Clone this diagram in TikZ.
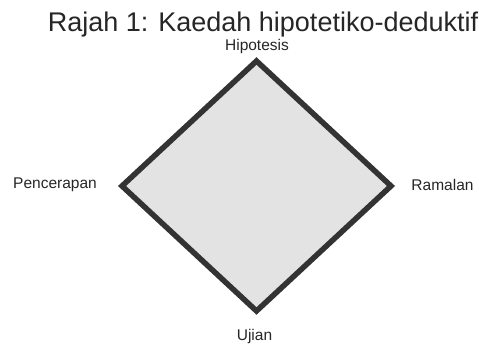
---
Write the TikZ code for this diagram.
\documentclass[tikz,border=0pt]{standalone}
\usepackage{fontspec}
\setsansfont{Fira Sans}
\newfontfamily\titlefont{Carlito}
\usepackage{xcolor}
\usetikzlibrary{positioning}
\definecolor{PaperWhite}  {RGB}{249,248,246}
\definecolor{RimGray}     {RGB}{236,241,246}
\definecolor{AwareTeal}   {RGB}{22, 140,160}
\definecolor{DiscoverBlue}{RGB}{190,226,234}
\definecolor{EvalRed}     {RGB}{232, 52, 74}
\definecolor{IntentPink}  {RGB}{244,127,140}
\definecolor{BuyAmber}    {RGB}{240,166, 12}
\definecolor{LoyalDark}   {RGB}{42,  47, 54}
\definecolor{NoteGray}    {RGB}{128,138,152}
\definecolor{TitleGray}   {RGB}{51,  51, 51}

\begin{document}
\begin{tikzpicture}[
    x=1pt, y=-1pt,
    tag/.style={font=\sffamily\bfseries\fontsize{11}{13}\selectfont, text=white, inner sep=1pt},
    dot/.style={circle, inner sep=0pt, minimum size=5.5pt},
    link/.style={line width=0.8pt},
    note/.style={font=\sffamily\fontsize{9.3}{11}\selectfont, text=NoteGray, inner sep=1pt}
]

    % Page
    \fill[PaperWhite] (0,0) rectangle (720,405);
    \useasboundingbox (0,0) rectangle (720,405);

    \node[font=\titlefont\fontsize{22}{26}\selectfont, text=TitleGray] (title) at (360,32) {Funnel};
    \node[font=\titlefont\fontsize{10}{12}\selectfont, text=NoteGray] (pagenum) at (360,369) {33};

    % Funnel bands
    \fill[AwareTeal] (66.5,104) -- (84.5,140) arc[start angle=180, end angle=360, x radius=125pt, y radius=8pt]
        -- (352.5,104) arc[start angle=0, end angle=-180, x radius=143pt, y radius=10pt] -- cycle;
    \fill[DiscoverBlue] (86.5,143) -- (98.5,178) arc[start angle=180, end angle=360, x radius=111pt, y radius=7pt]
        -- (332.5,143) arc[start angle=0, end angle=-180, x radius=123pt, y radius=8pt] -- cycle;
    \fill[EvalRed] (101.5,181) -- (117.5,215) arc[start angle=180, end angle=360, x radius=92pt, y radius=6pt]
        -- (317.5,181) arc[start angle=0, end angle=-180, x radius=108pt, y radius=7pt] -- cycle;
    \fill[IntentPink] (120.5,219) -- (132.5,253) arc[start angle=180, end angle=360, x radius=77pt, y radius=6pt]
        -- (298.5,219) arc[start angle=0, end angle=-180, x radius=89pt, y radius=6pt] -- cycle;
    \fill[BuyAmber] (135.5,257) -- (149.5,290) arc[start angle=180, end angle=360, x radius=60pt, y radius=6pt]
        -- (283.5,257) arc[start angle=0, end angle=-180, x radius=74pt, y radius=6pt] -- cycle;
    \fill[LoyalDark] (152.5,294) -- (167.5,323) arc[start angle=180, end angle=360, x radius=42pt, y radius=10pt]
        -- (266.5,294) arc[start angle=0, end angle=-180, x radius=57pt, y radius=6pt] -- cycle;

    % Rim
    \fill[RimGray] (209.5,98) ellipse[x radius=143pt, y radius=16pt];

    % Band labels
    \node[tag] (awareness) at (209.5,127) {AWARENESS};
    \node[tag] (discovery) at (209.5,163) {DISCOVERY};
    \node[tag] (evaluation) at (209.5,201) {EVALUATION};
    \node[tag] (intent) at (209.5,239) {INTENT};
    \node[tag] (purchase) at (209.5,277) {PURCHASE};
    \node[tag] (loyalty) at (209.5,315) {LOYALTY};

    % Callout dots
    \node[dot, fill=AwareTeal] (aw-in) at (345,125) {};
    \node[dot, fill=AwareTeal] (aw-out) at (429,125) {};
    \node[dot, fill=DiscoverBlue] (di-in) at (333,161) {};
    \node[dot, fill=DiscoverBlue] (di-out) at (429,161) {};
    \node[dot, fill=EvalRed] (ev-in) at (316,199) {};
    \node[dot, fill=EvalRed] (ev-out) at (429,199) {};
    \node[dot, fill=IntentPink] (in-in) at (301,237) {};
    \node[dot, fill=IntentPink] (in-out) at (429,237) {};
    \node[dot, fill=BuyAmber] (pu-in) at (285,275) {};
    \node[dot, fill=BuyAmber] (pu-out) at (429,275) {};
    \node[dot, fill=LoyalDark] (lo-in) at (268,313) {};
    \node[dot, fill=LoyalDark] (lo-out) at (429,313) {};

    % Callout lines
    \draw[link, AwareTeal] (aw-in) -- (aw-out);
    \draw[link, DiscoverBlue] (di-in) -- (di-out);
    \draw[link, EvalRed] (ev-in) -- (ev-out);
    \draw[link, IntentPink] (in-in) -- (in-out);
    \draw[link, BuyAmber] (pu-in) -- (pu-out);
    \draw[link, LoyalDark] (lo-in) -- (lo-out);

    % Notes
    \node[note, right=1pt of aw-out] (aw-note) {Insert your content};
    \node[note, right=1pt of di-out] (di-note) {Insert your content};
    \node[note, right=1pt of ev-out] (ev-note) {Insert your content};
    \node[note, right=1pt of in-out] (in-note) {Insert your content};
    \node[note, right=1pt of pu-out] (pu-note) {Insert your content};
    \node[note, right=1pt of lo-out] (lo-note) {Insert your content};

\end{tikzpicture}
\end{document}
* * *
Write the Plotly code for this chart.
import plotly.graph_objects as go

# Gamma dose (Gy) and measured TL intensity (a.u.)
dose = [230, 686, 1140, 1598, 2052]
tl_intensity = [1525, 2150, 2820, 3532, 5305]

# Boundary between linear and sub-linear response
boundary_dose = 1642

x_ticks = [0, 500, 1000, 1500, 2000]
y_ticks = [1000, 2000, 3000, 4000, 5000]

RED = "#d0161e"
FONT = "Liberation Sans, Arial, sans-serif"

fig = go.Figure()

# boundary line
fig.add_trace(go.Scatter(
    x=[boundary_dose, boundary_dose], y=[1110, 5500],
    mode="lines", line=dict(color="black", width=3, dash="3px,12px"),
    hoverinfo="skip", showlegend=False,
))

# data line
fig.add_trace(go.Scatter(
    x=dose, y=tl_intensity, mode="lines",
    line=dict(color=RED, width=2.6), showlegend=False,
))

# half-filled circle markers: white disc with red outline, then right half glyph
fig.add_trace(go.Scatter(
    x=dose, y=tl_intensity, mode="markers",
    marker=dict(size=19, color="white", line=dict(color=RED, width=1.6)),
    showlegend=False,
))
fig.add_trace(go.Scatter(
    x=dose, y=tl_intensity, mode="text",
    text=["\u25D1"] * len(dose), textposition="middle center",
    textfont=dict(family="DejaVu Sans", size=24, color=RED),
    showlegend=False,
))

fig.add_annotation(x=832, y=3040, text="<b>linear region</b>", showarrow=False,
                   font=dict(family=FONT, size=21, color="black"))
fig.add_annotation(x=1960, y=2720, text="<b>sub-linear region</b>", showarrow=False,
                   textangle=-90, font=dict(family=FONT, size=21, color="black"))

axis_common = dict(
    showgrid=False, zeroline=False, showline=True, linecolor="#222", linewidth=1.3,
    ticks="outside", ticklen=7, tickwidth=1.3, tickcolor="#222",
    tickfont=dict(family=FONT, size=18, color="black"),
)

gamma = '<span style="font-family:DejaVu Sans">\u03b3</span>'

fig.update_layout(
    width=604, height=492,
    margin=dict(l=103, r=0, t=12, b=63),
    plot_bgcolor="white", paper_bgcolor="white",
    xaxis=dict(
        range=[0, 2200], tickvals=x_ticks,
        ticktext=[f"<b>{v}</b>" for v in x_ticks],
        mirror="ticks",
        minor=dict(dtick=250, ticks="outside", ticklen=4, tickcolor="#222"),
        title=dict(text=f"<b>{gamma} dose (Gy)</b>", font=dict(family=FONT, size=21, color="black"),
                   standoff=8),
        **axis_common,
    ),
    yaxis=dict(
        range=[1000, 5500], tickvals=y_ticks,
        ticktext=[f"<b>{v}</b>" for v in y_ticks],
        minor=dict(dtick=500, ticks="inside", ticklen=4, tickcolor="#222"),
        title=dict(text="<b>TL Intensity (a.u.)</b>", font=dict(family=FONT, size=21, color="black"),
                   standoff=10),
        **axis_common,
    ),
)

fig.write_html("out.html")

__Task__. Starting with the line with "Write the TikZ code for this diagram." and ending with the line with "text=NoteGray] (pagenum) at", extract every line exactly and nothing outside that span.

__Reply to the exercise__.
Write the TikZ code for this diagram.
\documentclass[tikz,border=0pt]{standalone}
\usepackage{fontspec}
\setsansfont{Fira Sans}
\newfontfamily\titlefont{Carlito}
\usepackage{xcolor}
\usetikzlibrary{positioning}
\definecolor{PaperWhite}  {RGB}{249,248,246}
\definecolor{RimGray}     {RGB}{236,241,246}
\definecolor{AwareTeal}   {RGB}{22, 140,160}
\definecolor{DiscoverBlue}{RGB}{190,226,234}
\definecolor{EvalRed}     {RGB}{232, 52, 74}
\definecolor{IntentPink}  {RGB}{244,127,140}
\definecolor{BuyAmber}    {RGB}{240,166, 12}
\definecolor{LoyalDark}   {RGB}{42,  47, 54}
\definecolor{NoteGray}    {RGB}{128,138,152}
\definecolor{TitleGray}   {RGB}{51,  51, 51}

\begin{document}
\begin{tikzpicture}[
    x=1pt, y=-1pt,
    tag/.style={font=\sffamily\bfseries\fontsize{11}{13}\selectfont, text=white, inner sep=1pt},
    dot/.style={circle, inner sep=0pt, minimum size=5.5pt},
    link/.style={line width=0.8pt},
    note/.style={font=\sffamily\fontsize{9.3}{11}\selectfont, text=NoteGray, inner sep=1pt}
]

    % Page
    \fill[PaperWhite] (0,0) rectangle (720,405);
    \useasboundingbox (0,0) rectangle (720,405);

    \node[font=\titlefont\fontsize{22}{26}\selectfont, text=TitleGray] (title) at (360,32) {Funnel};
    \node[font=\titlefont\fontsize{10}{12}\selectfont, text=NoteGray] (pagenum) at (360,369) {33};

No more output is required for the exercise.